Razan Zaitouneh, opposante syrienne de la première heure, a été enlevée le 10 décembre et les soupçons se portent sur un groupe d'obédience salafiste. Son sort symbolise celui des Syriens pris en étau entre le régime d'Assad et les djihadistes.
Cela fait une semaine que cette icône du soulèvement en Syrie focalise l'attention. Razan Zaitouneh, militante de longue date contre le régime de Bachar al-Assad, a été enlevée le 10 décembre au matin par des hommes armés et masqués, à Douma, une ville sous contrôle rebelle située à l’est de Damas, assiégée par les forces du régime.

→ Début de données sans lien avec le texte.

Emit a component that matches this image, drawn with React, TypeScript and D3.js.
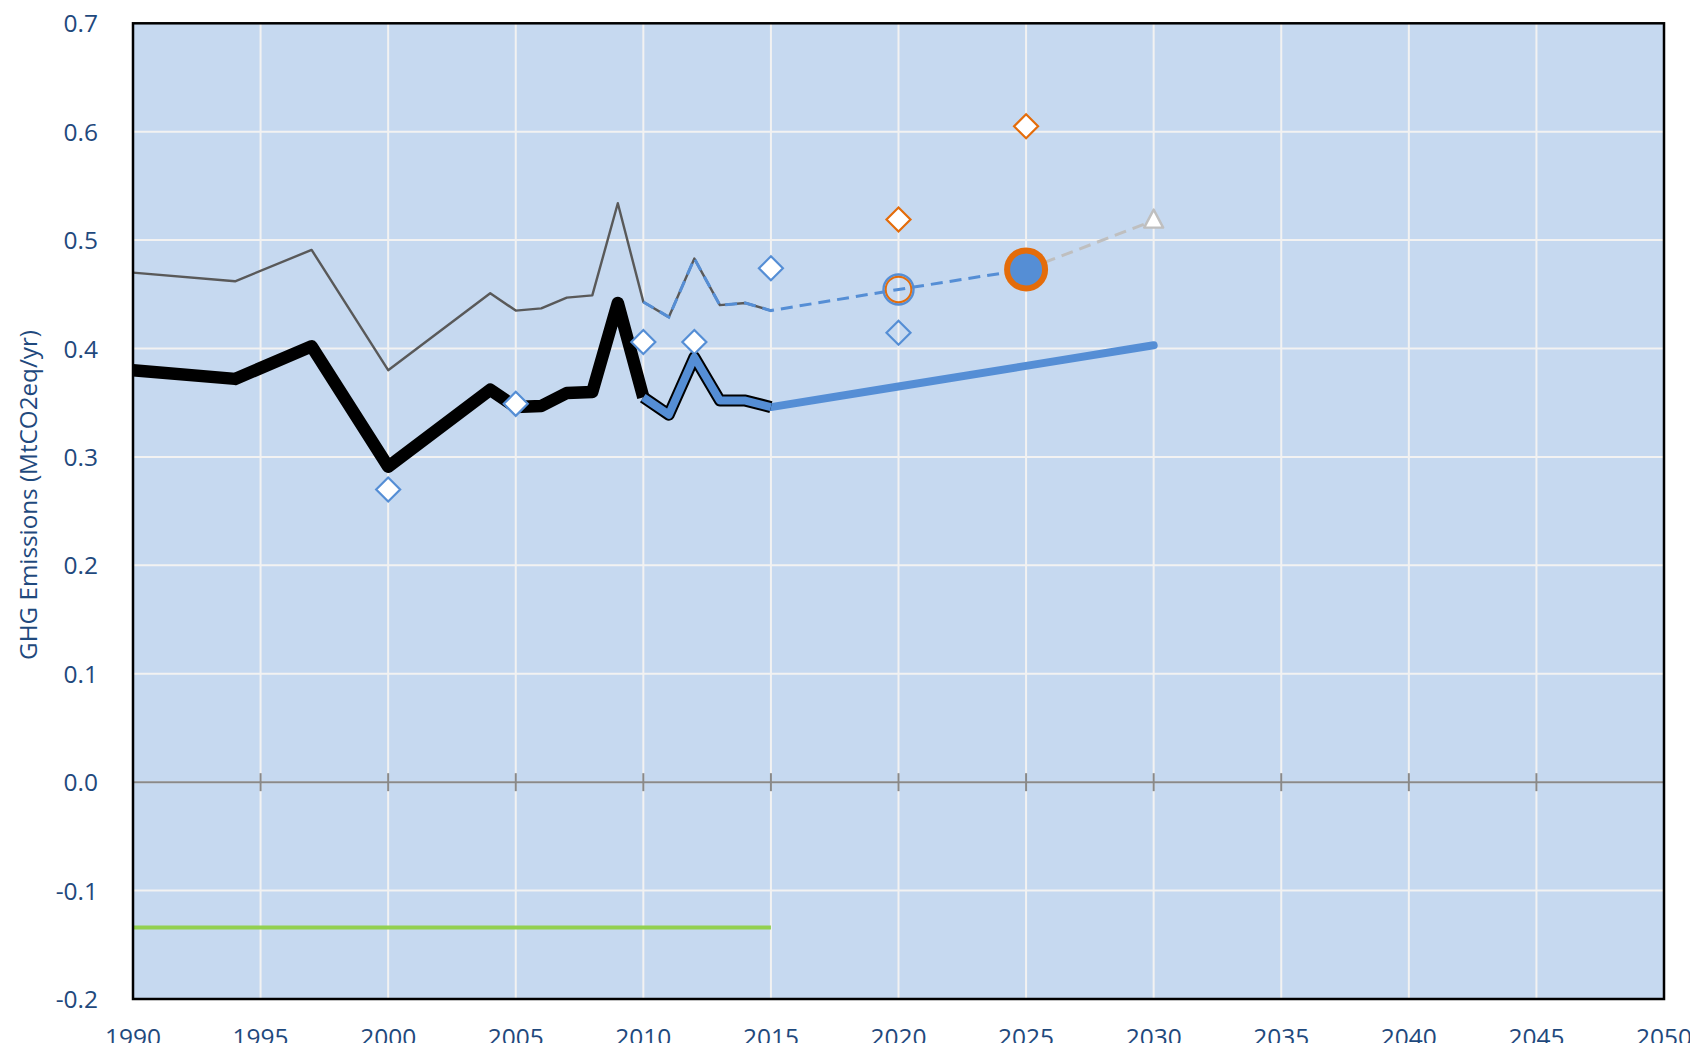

De multiples forces rebelles, dont des djihadistes du Front al-Nosra et de l'État islamique en Irak et au Levant (EIIL) sont présents dans cette région. Un groupe de l'opposition armée pourrait être derrière cet enlèvement, a déclaré à l'AFP Fares Mohamed, militant au sein des comités locaux de coordination [LCC, réseau national de militants d'opposition]. Il pourrait s'agir de Liwa al-Islam, d'obédience salafiste.
Sur le plateau de FRANCE 24, Imad Houssari, membre du LCC, confirme cela. "Une milice, dont on ignore précisément l’identité, a kidnappé Razan Zaitouneh", a-t-il affirmé. "Douma a été libérée des forces d'Assad depuis très longtemps et était sous le contrôle de la brigade Liwa al-Islam dirigé par Zahran Allouch", explique-t-il. "Le régime d'Assad n’avait pas réussi à mettre la main sur Razan et ses amis quand elle se trouvait à Damas il y a de celle quelques mois, mais là ces gens là [la brigade Liwa al-Islam] l’ont enlevée à Douma", précise-t-il.
Imad Houssari estime ainsi que l’enlèvement de Razan Zaitouneh est emblématique du dilemme des Syriens. "Le peuple syrien est coincé, pris au piège entre le régime de Bachar al-Assad et les djihadistes", observe-t-il amer. "Les djihadistes n’ont jamais porté la voix du peuple. Pour les Syriens, ils sont sur la même ligne que le régime", insiste l'opposant.
Selon les LCC , l'avocate de 36 ans a été enlevée avec son mari, Wael Hamada, et deux collègues.
Razan Zaitouneh a réussi a échapper au régime, mais est enlevé par des rebelles
Nombreux sont ceux au sein de l’opposition qui relèvent ce paradoxe. "Razan est une véritable icône de la révolution, elle est l'une des dernières à porter la flamme originelle du soulèvement", affirme ainsi dans un article du Monde Jaber Zaien, l'un de ses proches, qui siège au sein de la Coalition nationale syrienne (CNS), principale formation d'opposition au régime d'Assad. "Nous sommes très perturbés par le fait qu'elle ait disparu dans une zone aux mains des rebelles, alors que, pendant des mois, quand elle se trouvait à Damas, elle a su échapper à la surveillance du régime", ajoute l’opposant.
Depuis le début du soulèvement en mars 2011, Razan Zaitouneh se cachait en raison de son travail sur les atrocités commises par les forces gouvernementales. L’activiste a reçu en 2011 le prix Sakharov pour la liberté de l'esprit avec d'autres militants du Printemps arabe.
L’avocate, qui s’était faite la voix des prisonniers politiques, avait déjà fait l’objet de menaces de la part de groupes rebelles. En septembre dernier, des coups de feu ont été tiré près de son bureau, où siège une ONG qui recense les violations des droits de l’Homme en Syrie, de l’un ou de l’autre des camps.
Ces événements surviennent alors que la montée du djihadisme en Syrie inquiète les pays occidentaux. Certains, comme les États-Unis et le Royaume-Uni semblent modifier leur politique et ont d’ores et déjà décidé de cesser d’envoyer de l’aide, pourtant non létale, destinée à l’Armée syrienne libre (ASL). "Le problème, c’est que de nombreuses brigades, dont certaines sont djihadistes, se battent sous le logo de l’ASL ", explique à FRANCE 24 Walid Phares, conseiller auprès du Congrès américain sur le Moyen-Orient.